Alas, the exhaustion of Malick’s recent projects cannot escape Song To Song, even if it’s to a lesser degree. Characters can never stand still, or sit. Do they even know how chairs work? As BV and Faye flirt, they continually circle one another like a hunter and prey. Cook is constantly overlooking something, twisting his way into the arms of whoever might be closest. When someone is grief-stricken, they run and never stop. One continued motion. This is the flow Malick constantly embraces, and that isn’t any less projected here. We jump from mind to mind, into the thoughts of complicated people whose outer-appearance couldn’t be farther from their soulful reality. With a less cohesive cast, such antics would run themselves into the ground.
Gosling broods, and exhibits the disillusioned emptiness a true artist might approach business-first industry terribleness with. Fassbender is a wild animal, given his own honey-dipped mushroom trip through a nighttime rave lit by neon demons. Mara plays both muse and victim, shackled by her own warped self-worth that pushes her desire for success. Portman finds a big-dreaming family girl who must cope with the devastation of having it all. These are (just some of) the players who give us but a brief – albeit tumultuous – glimpse into duplicitous lives.

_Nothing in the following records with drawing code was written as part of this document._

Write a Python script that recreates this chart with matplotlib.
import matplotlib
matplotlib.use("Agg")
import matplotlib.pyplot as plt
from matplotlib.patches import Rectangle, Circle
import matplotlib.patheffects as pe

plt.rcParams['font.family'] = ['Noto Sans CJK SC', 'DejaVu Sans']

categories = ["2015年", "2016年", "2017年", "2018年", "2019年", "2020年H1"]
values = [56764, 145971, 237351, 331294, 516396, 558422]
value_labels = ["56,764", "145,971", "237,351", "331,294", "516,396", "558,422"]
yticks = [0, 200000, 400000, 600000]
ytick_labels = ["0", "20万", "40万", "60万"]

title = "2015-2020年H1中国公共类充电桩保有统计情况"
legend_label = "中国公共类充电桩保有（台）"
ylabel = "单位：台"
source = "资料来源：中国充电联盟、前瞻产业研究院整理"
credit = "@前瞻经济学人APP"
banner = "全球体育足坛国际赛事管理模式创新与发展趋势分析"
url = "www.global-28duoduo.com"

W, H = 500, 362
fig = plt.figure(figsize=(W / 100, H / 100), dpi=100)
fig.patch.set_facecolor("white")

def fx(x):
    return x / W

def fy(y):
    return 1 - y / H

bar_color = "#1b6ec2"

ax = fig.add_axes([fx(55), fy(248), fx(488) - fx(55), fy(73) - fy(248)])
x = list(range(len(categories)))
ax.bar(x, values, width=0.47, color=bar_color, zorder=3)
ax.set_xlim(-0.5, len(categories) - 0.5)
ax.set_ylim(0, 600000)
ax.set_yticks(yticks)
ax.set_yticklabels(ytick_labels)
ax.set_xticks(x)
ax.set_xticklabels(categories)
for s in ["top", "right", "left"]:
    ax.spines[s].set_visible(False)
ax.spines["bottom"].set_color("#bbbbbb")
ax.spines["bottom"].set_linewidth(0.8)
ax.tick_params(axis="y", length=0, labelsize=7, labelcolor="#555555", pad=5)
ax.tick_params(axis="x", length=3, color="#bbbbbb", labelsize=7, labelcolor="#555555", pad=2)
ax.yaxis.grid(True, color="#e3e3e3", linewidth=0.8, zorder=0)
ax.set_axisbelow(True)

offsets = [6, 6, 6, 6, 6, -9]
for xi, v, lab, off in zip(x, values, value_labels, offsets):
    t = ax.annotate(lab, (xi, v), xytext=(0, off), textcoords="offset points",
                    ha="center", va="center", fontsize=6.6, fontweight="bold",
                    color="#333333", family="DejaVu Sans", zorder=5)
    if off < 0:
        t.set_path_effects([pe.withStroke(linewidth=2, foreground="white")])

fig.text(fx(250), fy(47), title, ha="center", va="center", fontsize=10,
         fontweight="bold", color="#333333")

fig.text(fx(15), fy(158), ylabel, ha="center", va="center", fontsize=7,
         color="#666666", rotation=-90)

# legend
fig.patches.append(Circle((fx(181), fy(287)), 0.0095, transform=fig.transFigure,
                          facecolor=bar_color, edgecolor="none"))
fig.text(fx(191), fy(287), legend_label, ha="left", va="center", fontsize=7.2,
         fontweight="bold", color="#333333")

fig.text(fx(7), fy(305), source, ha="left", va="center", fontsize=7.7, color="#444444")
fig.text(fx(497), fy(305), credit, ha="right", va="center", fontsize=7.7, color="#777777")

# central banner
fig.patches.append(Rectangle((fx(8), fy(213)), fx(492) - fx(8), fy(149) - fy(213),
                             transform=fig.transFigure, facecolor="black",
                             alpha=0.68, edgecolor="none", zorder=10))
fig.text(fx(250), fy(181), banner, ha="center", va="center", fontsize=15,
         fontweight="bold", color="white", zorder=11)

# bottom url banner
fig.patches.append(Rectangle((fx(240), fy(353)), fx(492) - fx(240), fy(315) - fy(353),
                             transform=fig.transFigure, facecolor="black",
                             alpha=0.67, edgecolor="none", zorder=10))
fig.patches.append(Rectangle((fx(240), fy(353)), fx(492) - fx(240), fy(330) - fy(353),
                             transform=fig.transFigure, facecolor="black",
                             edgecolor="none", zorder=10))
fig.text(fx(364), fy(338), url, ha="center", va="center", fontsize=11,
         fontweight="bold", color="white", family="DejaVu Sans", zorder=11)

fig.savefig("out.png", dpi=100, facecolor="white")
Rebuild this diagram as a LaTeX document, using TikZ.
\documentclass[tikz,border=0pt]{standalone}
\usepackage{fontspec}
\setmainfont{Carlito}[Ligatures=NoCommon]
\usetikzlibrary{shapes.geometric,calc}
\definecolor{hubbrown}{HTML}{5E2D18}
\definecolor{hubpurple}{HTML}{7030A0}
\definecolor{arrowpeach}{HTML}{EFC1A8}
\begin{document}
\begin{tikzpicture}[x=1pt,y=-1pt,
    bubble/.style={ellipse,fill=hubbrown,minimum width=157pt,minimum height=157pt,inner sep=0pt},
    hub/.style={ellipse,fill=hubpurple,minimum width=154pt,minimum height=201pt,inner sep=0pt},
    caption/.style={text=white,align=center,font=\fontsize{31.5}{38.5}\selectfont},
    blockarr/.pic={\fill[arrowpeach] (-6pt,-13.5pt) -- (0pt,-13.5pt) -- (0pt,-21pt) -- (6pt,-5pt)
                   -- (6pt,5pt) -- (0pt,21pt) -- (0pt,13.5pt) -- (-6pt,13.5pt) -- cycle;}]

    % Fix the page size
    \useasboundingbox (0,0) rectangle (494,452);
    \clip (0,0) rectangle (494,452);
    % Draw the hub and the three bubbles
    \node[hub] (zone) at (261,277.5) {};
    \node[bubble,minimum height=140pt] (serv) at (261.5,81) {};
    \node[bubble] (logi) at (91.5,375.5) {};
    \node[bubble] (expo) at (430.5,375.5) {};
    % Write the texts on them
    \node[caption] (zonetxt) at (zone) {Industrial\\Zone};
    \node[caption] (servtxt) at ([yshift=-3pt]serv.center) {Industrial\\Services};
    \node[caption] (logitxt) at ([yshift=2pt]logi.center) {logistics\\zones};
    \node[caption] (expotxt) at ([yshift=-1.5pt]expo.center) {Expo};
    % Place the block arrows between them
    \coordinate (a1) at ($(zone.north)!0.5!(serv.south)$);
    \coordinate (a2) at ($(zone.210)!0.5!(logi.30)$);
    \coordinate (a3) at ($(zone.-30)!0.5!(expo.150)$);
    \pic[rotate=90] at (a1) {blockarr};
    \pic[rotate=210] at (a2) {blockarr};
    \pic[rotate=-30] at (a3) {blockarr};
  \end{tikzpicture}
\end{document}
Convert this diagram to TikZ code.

It’s one of the better ensembles that Malick has collected in recent memory.
My aversion to Malickian lore as of late has been chronicled (To The Wonder/Knight Of Cups), so take my approval as something more than appreciation. Maybe it’s the presence of song, or a more trimmed cast, but Song To Song is one of Terrence Malick’s more approachable movies as of late. Themes are much more digestible. It’s simplicity versus fame. Green vegetation fields versus iron-gated mansions. The snakes of celebrity versus the ideals of an honest, hard-working life. You’ve seen it before, and maybe even though a Malick’s lens – but a few of these character harmonies are just too good to ignore.
Fair
Song To Song is one of the more accessible Malick films as of late, succeeding largely in part thanks to a cast who plays their dramatic beats like poetry in motion.